Nucleosynthesis inside an Accretion Disk and Disk Winds Related to Gamma‐Ray Bursts

Abstract

We investigate nucleosynthesis inside both a gamma-ray burst accretion disk and a wind launched from an inner region of the disk using one-dimensional models of the disk and wind. Far from a central black hole, the composition of accreting gas is taken to be that of an Si-rich or O-rich layer of a massive star before core collapse. We find that the inner region of the disk comprises five layers characterized by dominant elements: 16O, 28Si, 54Fe (and 56Ni), 4He, and nucleons. As the accretion rate decreases, the individual layers shift inward, retaining the overall profiles of compositions.

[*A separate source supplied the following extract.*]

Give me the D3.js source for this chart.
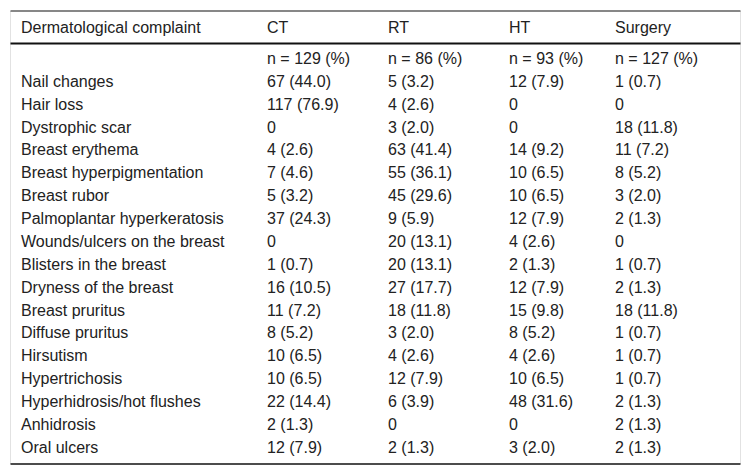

A massive amount of 56Ni, over 0.1 M☉, is ejected through the wind from the disk where the electron fraction ≃0.5. The amount of 56Ni produced through the disk wind can be responsible for the light curves observed at the late stage in hypernovae (HNe). The yields of elements heavier than Ca produced via the disk wind are comparable to or greater than those of a normal supernova and their composition is similar to that of an aspherical HN explosion. A significant amount of Ga, Ge, and Se is ejected from the disk. A variety of neutron-rich elements, as well as p-nuclei, are also appreciably produced through the disk wind.